1. A gas oven comprising:

an oven muffle,

an electrical functional unit; and

at least one gas burner for said oven muffle, wherein said gas oven has a thermogenerator for generating electrical energy during operation of said at least one gas burner for the purpose of supplying electrical energy to said electrical functional unit, wherein said thermogenerator is designed and arranged to be heated and for heat to be introduced by said gas burner.

2. The gas oven as claimed in claim 1, further comprising an energy store for storing electrical energy which is generated by said thermogenerator.

3. The gas oven as claimed in claim 2, wherein said energy store is a rechargeable battery.

4. The gas oven as claimed in claim 1, further comprising:

an electric fan as said electrical functional unit for a convection mode, wherein said electric fan is designed to be supplied with electrical energy by said thermogenerator.

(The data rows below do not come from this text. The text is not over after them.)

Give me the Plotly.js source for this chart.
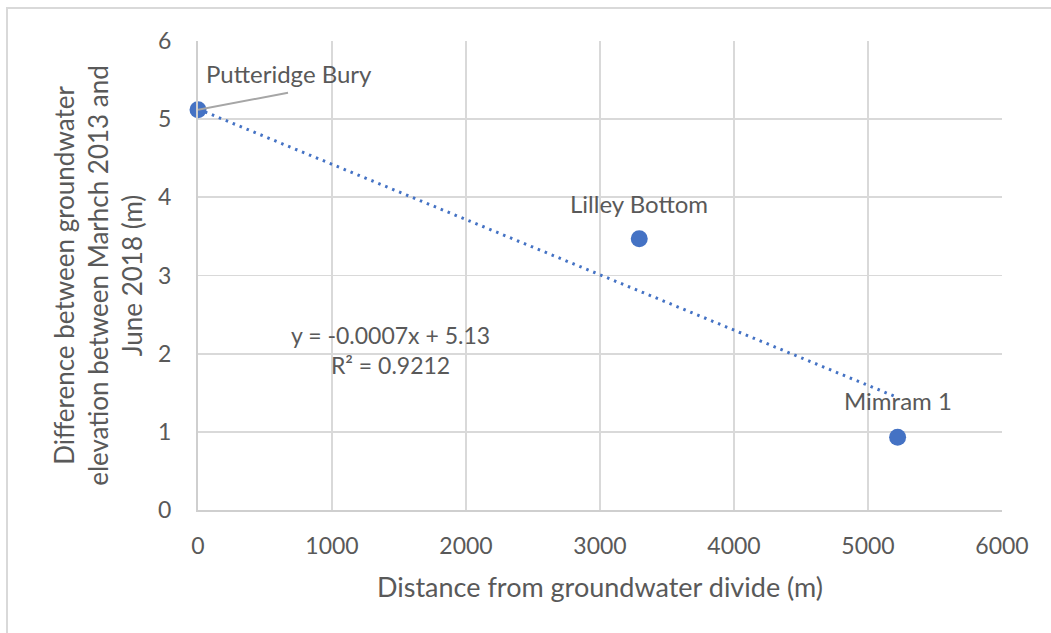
<!DOCTYPE html>
<html>
<head>
<meta charset="utf-8">
<script src="https://cdn.plot.ly/plotly-3.0.1.min.js"></script>
<style>
  html, body { margin: 0; padding: 0; background: #fff; }
  #wrap { position: relative; width: 1051px; height: 633px; overflow: hidden; }
  #chart { width: 1051px; height: 633px; }
  #frame { position: absolute; left: 6px; top: 7px; width: 1100px; height: 700px;
           border-left: 2px solid #d9d9d9; border-top: 2px solid #d9d9d9; pointer-events: none; }
</style>
</head>
<body>
<div id="wrap">
  <div id="chart"></div>
  <div id="frame"></div>
</div>
<script>
// Data
const siteNames = ["Putteridge Bury", "Lilley Bottom", "Mimram 1"];
const distance = [0, 3293, 5221];            // Distance from groundwater divide (m)
const elevDiff = [5.12, 3.47, 0.93];          // Difference in groundwater elevation (m)
const trendSlope = -0.000707;
const trendIntercept = 5.13;
const trendLabel = "y = -0.0007x + 5.13<br>R² = 0.9212";
const xTicks = [0, 1000, 2000, 3000, 4000, 5000, 6000];
const yTicks = [0, 1, 2, 3, 4, 5, 6];

const txt = "#595959";
const blue = "#4472c4";
const grid = "#d9d9d9";
const FONT = "Lato, 'Open Sans', sans-serif";

const trendX = [0, Math.max(...distance)];
const trendY = trendX.map(x => trendIntercept + trendSlope * x);

const traces = [
  {
    x: trendX, y: trendY, type: "scatter", mode: "lines",
    line: { color: blue, width: 3, dash: "2.5px,5px" },
    hoverinfo: "skip", showlegend: false
  },
  {
    x: distance, y: elevDiff, type: "scatter", mode: "markers",
    marker: { color: blue, size: 17 }, cliponaxis: false,
    text: siteNames, showlegend: false
  }
];

const annotations = [
  {
    x: distance[0], y: elevDiff[0], xref: "x", yref: "y",
    text: siteNames[0], showarrow: false, xshift: 91, yshift: 36,
    font: { family: FONT, size: 24, color: txt }
  },
  {
    x: distance[1], y: elevDiff[1], xref: "x", yref: "y",
    text: siteNames[1], showarrow: false, yshift: 35,
    font: { family: FONT, size: 24, color: txt }
  },
  {
    x: distance[2], y: elevDiff[2], xref: "x", yref: "y",
    text: siteNames[2], showarrow: false, yshift: 37,
    font: { family: FONT, size: 24, color: txt }
  },
  {
    x: 1440, y: 2.05, xref: "x", yref: "y",
    text: trendLabel, showarrow: false, align: "center",
    font: { family: FONT, size: 23, color: txt }
  }
];

// leader line for the first data label, anchored at the data point
const shapes = [
  {
    type: "line", xref: "x", yref: "y",
    xsizemode: "pixel", ysizemode: "pixel",
    xanchor: distance[0], yanchor: elevDiff[0],
    x0: 0, y0: 0, x1: 90, y1: 17,
    line: { color: "#a6a6a6", width: 2 }, layer: "above"
  }
];

const layout = {
  width: 1051, height: 633,
  margin: { l: 198, r: 49, t: 41, b: 123 },
  paper_bgcolor: "#ffffff", plot_bgcolor: "#ffffff",
  font: { family: FONT, color: txt },
  showlegend: false,
  xaxis: {
    range: [0, 6000], tickvals: xTicks, ticktext: xTicks.map(String),
    showgrid: true, gridcolor: grid, gridwidth: 1.8,
    showline: true, linecolor: "#cfcfcf", linewidth: 2,
    zeroline: false, ticks: "", ticklabelstandoff: 14,
    tickfont: { family: FONT, size: 23, color: txt },
    title: { text: "Distance from groundwater divide (m)", standoff: 21,
             font: { family: FONT, size: 27, color: txt } }
  },
  yaxis: {
    range: [0, 6], tickvals: yTicks, ticktext: yTicks.map(String),
    showgrid: true, gridcolor: grid, gridwidth: 1.8,
    showline: true, linecolor: "#cfcfcf", linewidth: 2,
    zeroline: false, ticks: "", ticklabelstandoff: 20,
    tickfont: { family: FONT, size: 23, color: txt },
    title: { text: "Difference between groundwater<br>elevation between Marhch 2013 and<br>June 2018 (m)",
             standoff: 8, font: { family: FONT, size: 26, color: txt } }
  },
  shapes: shapes,
  annotations: annotations
};

Plotly.newPlot("chart", traces, layout, { displayModeBar: false, staticPlot: true });
</script>
</body>
</html>
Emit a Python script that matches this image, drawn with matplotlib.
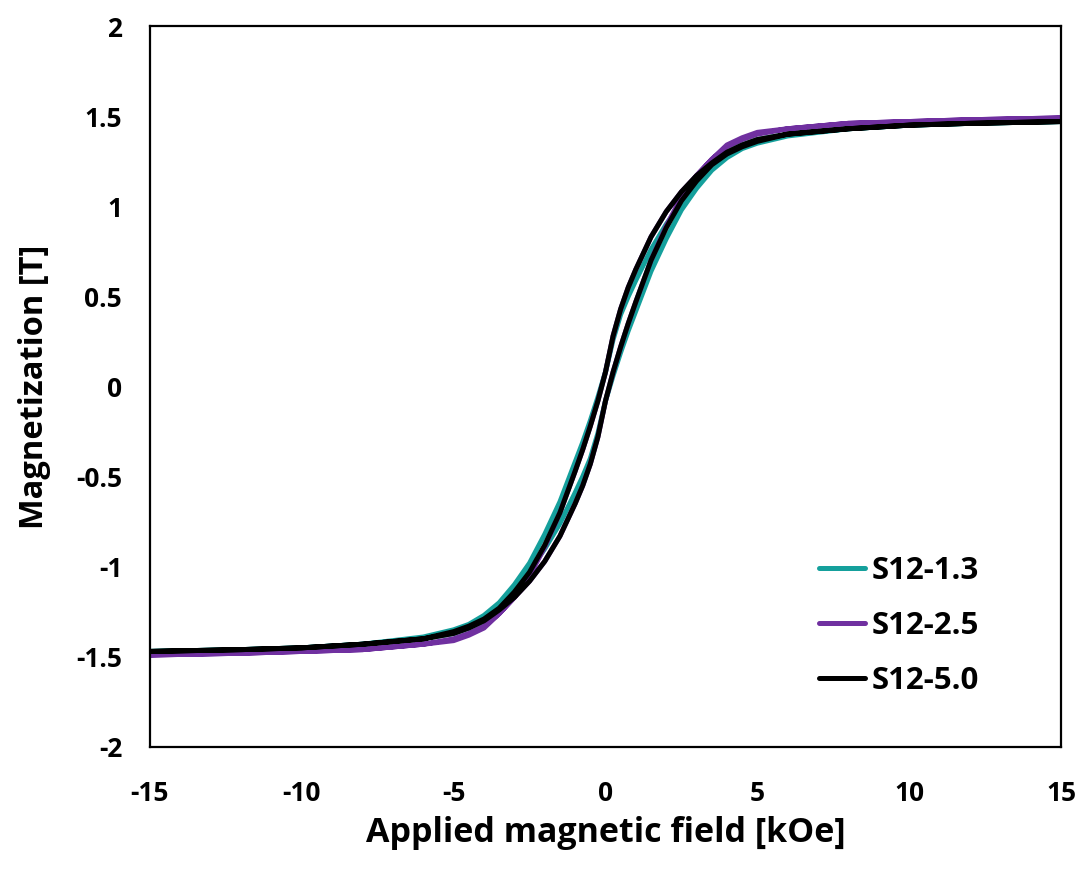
import numpy as np
import matplotlib
matplotlib.use("Agg")
import matplotlib.pyplot as plt

plt.rcParams['font.family'] = ['Open Sans', 'DejaVu Sans']
plt.rcParams['font.weight'] = 'bold'
plt.rcParams['axes.unicode_minus'] = False

# Ascending branches (H in kOe, M in T); the descending branch is the point reflection
H_field = [-15, -12, -10, -8, -6, -5, -4.5, -4, -3.5, -3, -2.5, -2, -1.5, -1, -0.75, -0.5, -0.25, 0,
           0.25, 0.5, 0.75, 1, 1.5, 2, 2.5, 3, 3.5, 4, 4.5, 5, 6, 8, 10, 12, 15]

M_black = [-1.47, -1.46, -1.45, -1.43, -1.40, -1.37, -1.34, -1.30, -1.24, -1.17, -1.08, -0.97, -0.83, -0.65,
           -0.55, -0.43, -0.28, -0.08, 0.08, 0.22, 0.35, 0.47, 0.70, 0.88, 1.03, 1.14, 1.23, 1.29, 1.33,
           1.36, 1.40, 1.43, 1.45, 1.46, 1.47]

M_teal = [-1.47, -1.46, -1.45, -1.43, -1.40, -1.37, -1.34, -1.30, -1.22, -1.13, -1.02, -0.90, -0.76, -0.59,
          -0.50, -0.40, -0.26, -0.08, 0.06, 0.19, 0.31, 0.42, 0.64, 0.82, 0.98, 1.10, 1.20, 1.27, 1.32,
          1.35, 1.39, 1.43, 1.45, 1.46, 1.47]

M_purple = [-1.49, -1.48, -1.47, -1.46, -1.43, -1.41, -1.38, -1.34, -1.26, -1.17, -1.08, -0.97, -0.83, -0.65,
            -0.55, -0.43, -0.28, -0.08, 0.08, 0.22, 0.35, 0.47, 0.70, 0.89, 1.05, 1.17, 1.26, 1.33, 1.37,
            1.40, 1.43, 1.46, 1.47, 1.48, 1.49]

labels = ['S12-1.3', 'S12-2.5', 'S12-5.0']
colors = ['#15a09c', '#7030a0', '#000000']

x_ticks = [-15, -10, -5, 0, 5, 10, 15]
y_ticks = [-2, -1.5, -1, -0.5, 0, 0.5, 1, 1.5, 2]
y_ticklabels = ['-2', '-1.5', '-1', '-0.5', '0', '0.5', '1', '1.5', '2']

fig = plt.figure(figsize=(10.85, 8.76), dpi=100)
ax = fig.add_axes([0.1382, 0.1473, 0.8397, 0.8230])

for M, lab, c in zip([M_teal, M_purple, M_black], labels, colors):
    H = np.array(H_field); M = np.array(M)
    Hl = np.concatenate([H, -H])
    Ml = np.concatenate([M, -M])
    ax.plot(Hl, Ml, color=c, lw=3.6, label=lab, solid_capstyle='round', solid_joinstyle='round')

ax.set_xlim(-15, 15)
ax.set_ylim(-2, 2)
ax.set_xticks(x_ticks)
ax.set_xticklabels([str(v) for v in x_ticks])
ax.set_yticks(y_ticks)
ax.set_yticklabels(y_ticklabels)
ax.tick_params(length=0, labelsize=19)
ax.tick_params(axis='x', pad=24)
ax.tick_params(axis='y', pad=20)
for t in ax.get_xticklabels() + ax.get_yticklabels():
    t.set_fontweight('bold')
for s in ax.spines.values():
    s.set_linewidth(1.6)
    s.set_color('black')

ax.set_xlabel('Applied magnetic field [kOe]', fontsize=24.5, fontweight='bold', labelpad=6)
ax.set_ylabel('Magnetization [T]', fontsize=23.5, fontweight='bold', labelpad=18)

leg = ax.legend(loc='upper left', bbox_to_anchor=(0.703, 0.304), frameon=False,
                prop={'size': 22.5, 'weight': 'bold'}, handlelength=1.5,
                handletextpad=0.2, labelspacing=0.8)

fig.savefig('out.png', dpi=100)
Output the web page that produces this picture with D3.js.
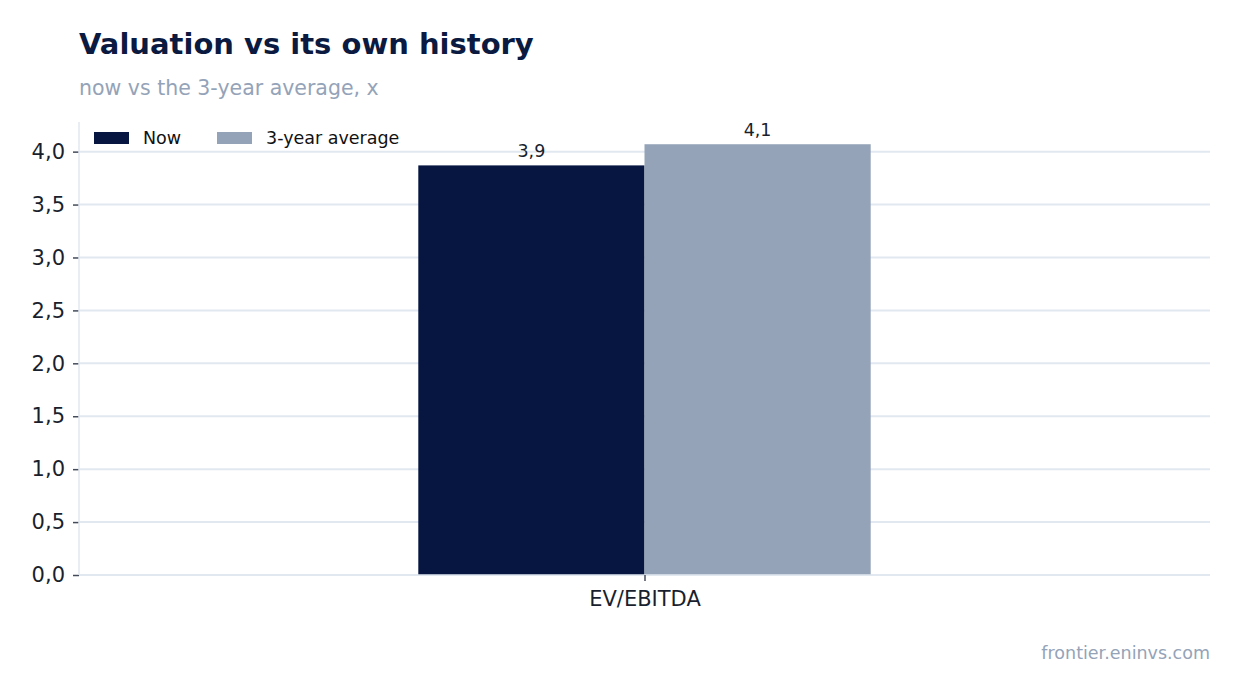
<!DOCTYPE html>
<html>
<head>
<meta charset="utf-8">
<script src="https://cdn.jsdelivr.net/npm/d3@7"></script>
<style>
  body { margin: 0; background: #fff; }
  svg { font-family: "DejaVu Sans", sans-serif; }
</style>
</head>
<body>
<div id="chart"></div>
<script>
// chart data
const categories = ["EV/EBITDA"];
const seriesNames = ["Now", "3-year average"];
const nowValues = [3.87];
const avgValues = [4.07];
const valueLabels = [["3,9"], ["4,1"]];
const yTicks = [0, 0.5, 1, 1.5, 2, 2.5, 3, 3.5, 4];

const WIDTH = 1241;
const HEIGHT = 693;
const LEFT = 79, RIGHT = 1210, TOP = 122, BOTTOM = 575;

const colors = ["#061640", "#94a3b8"];

const svg = d3.select("#chart")
    .append("svg")
    .attr("width", WIDTH)
    .attr("height", HEIGHT);

// Title + subtitle
svg.append("text")
    .attr("x", LEFT)
    .attr("y", 54)
    .attr("fill", "#0b1a40")
    .attr("font-size", 29)
    .attr("font-weight", "bold")
    .text("Valuation vs its own history");

svg.append("text")
    .attr("x", LEFT)
    .attr("y", 95)
    .attr("fill", "#94a3b8")
    .attr("font-size", 20.5)
    .text("now vs the 3-year average, x");

// scales: one category sitting at 0, x domain -1..1 like matplotlib
let xScale = d3.scaleLinear().domain([-1, 1]).range([LEFT, RIGHT]);
let yScale = d3.scaleLinear().domain([0, 4.28]).range([BOTTOM, TOP]);
const barWidth = 0.4;

const fmt = d => d3.format(".1f")(d).replace(".", ",");

// Grid lines
svg.append("g")
    .selectAll("line")
    .data(yTicks)
    .enter().append("line")
    .attr("x1", LEFT)
    .attr("x2", RIGHT)
    .attr("y1", d => yScale(d))
    .attr("y2", d => yScale(d))
    .attr("stroke", "#e2e8f0")
    .attr("stroke-width", 2);

// Y axis
const yAxis = svg.append("g")
    .attr("transform", `translate(${LEFT},0)`)
    .call(d3.axisLeft(yScale).tickValues(yTicks).tickFormat(fmt).tickSize(6).tickPadding(8));
yAxis.select(".domain").remove();
yAxis.selectAll(".tick line").attr("stroke", "#444b5a").attr("stroke-width", 1.5);
yAxis.selectAll(".tick text")
    .attr("fill", "#1a1f2e")
    .attr("font-size", 21)
    .attr("font-family", "DejaVu Sans, sans-serif");

// spines (left + bottom, light)
svg.append("line")
    .attr("x1", LEFT).attr("x2", LEFT)
    .attr("y1", TOP).attr("y2", BOTTOM)
    .attr("stroke", "#e2e8f0").attr("stroke-width", 1.5);

// Bars
const series = [nowValues, avgValues];
series.forEach((vals, s) => {
    const offset = s === 0 ? -barWidth : 0;
    svg.append("g")
        .selectAll("rect")
        .data(vals)
        .enter().append("rect")
        .attr("x", (d, i) => xScale(i + offset))
        .attr("y", d => yScale(d))
        .attr("width", xScale(barWidth) - xScale(0))
        .attr("height", d => BOTTOM - yScale(d))
        .attr("fill", colors[s]);

    svg.append("g")
        .selectAll("text")
        .data(vals)
        .enter().append("text")
        .attr("x", (d, i) => xScale(i + offset + barWidth / 2))
        .attr("y", d => yScale(d) - 8)
        .attr("text-anchor", "middle")
        .attr("font-size", 17.5)
        .attr("fill", "#1a1f2e")
        .text((d, i) => valueLabels[s][i]);
});

svg.append("line")
    .attr("x1", LEFT).attr("x2", RIGHT)
    .attr("y1", BOTTOM).attr("y2", BOTTOM)
    .attr("stroke", "#e2e8f0").attr("stroke-width", 1.5);

// X axis
const xAxis = svg.append("g")
    .attr("transform", `translate(0,${BOTTOM})`)
    .call(d3.axisBottom(xScale).tickValues(categories.map((c, i) => i))
        .tickFormat(i => categories[i]).tickSize(6).tickPadding(10));
xAxis.select(".domain").remove();
xAxis.selectAll(".tick line").attr("stroke", "#444b5a").attr("stroke-width", 1.5);
xAxis.selectAll(".tick text")
    .attr("fill", "#1a1f2e")
    .attr("font-size", 21)
    .attr("font-family", "DejaVu Sans, sans-serif");

// Legend
const legend = svg.append("g").attr("transform", "translate(94,132)");
const legendX = [0, 123];
seriesNames.forEach((name, i) => {
    legend.append("rect")
        .attr("x", legendX[i])
        .attr("y", 0)
        .attr("width", 35)
        .attr("height", 12)
        .attr("fill", colors[i]);
    legend.append("text")
        .attr("x", legendX[i] + 49)
        .attr("y", 12)
        .attr("font-size", 17.5)
        .attr("fill", "#111")
        .text(name);
});

// Footer
svg.append("text")
    .attr("x", RIGHT)
    .attr("y", 659)
    .attr("text-anchor", "end")
    .attr("font-size", 17.5)
    .attr("fill", "#94a3b8")
    .text("frontier.eninvs.com");
</script>
</body>
</html>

5. The gas oven as claimed in claim 1, further comprising:

an electronic controller as said electrical functional unit.

6. The gas oven as claimed in claim 5, wherein said electronic controller has electrical operator control elements.

7. The gas oven as claimed in claim 5, wherein said electronic controller is designed to carry out intelligent cooking processes with targeted influencing of process parameters.

8. The gas oven as claimed in claim 1, wherein said electrical functional unit is selected from the group comprising: roasting spit with radio transmission means, LED lighting means, and ignition module for said gas burner.

9. The gas oven as claimed in claim 1, wherein said thermogenerator has a hot side and said hot side is acted on directly by a flame of a gas burner during operation of said gas burner.

10. The gas oven as claimed in claim 1, wherein said thermogenerator has a cold side and said cold side is cooled in relation to an area surrounding said gas oven,. or in relation to said oven muffle, or one of a wall of said oven muffle.

11. The gas oven as claimed in claim 4, wherein said thermogenerator has a cold side, and wherein an air stream which is generated by said fan of said gas oven cools said thermogenerator on said cold side.

12. The gas oven as claimed in claim 11, wherein said air stream cools said thermogenerator on said cold side in a region just before said air stream is supplied to said gas burner for heating purposes.

13. The gas oven as claimed in claim 1,

wherein said thermogenerator has a cold side and a hot side,

wherein said gas oven has an air flow path for an air stream, and

wherein said cold side of said thermogenerator is arranged in said air flow path in such a way that said cold side is cooled by said air stream which is routed to said gas burner for heating purposes, and that said hot side is heated by a hot air stream which is generated by said gas burner.

14. The gas oven as claimed in claim 13, wherein said hot air stream first runs along said cold side and then, after being heated by said gas burner, along said hot side.

15. The gas oven as claimed in claim 1, wherein said gas burner and said thermogenerator are designed such that said gas burner generates, at a minimum power level, a level of thermal power which said thermogenerator requires to operate said electrical functional unit with said electrical energy it generates.